··· INFORMATION PROVIDED ···

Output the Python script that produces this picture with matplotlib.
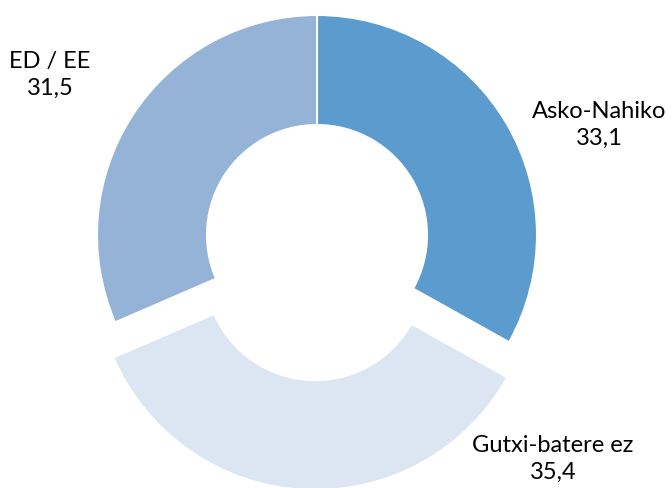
import matplotlib
matplotlib.use("Agg")
import matplotlib.pyplot as plt

categories = ["Asko-Nahiko", "Gutxi-batere ez", "ED / EE"]
values = [33.1, 35.4, 31.5]
value_labels = ["33,1", "35,4", "31,5"]
colors = ["#5B9BCD", "#DCE6F2", "#95B3D7"]
explode_frac = [0.0, 0.16, 0.0]

plt.rcParams['font.family'] = ['Lato', 'DejaVu Sans']

W, H = 672, 488
fig = plt.figure(figsize=(W / 100, H / 100), dpi=100)
ax = fig.add_axes([0, 0, 1, 1])

R = 220
cx, cy = 317, 235  # pixel coords of pie center (from top-left)
ax.pie(values, colors=colors, startangle=90, counterclock=False,
       radius=R, explode=[e * R for e in explode_frac],
       wedgeprops=dict(width=R * 0.5, edgecolor="white", linewidth=1.5),
       center=(0, 0), frame=False)

ax.set_xlim(-cx, W - cx)
ax.set_ylim(-(H - cy), cy)
ax.set_aspect("equal")
ax.axis("off")

label_pos = [(599, 125), (553, 459), (50, 75)]  # pixel positions of label centers
for cat, vl, (px, py) in zip(categories, value_labels, label_pos):
    ax.text(px - cx, cy - py, f"{cat}\n{vl}", ha="center", va="center",
            fontsize=17, color="black", linespacing=1.3)

fig.savefig("out.png", dpi=100)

···

WORK INSTRUCTIONS: Write out the lines from the start of the material to the line with "explode_frac = [0.0, 0.16, 0.0]", inclusive and exactly. Skip the pictures.

EXPECTED ANSWER:
Output the Python script that produces this picture with matplotlib.
import matplotlib
matplotlib.use("Agg")
import matplotlib.pyplot as plt

categories = ["Asko-Nahiko", "Gutxi-batere ez", "ED / EE"]
values = [33.1, 35.4, 31.5]
value_labels = ["33,1", "35,4", "31,5"]
colors = ["#5B9BCD", "#DCE6F2", "#95B3D7"]
explode_frac = [0.0, 0.16, 0.0]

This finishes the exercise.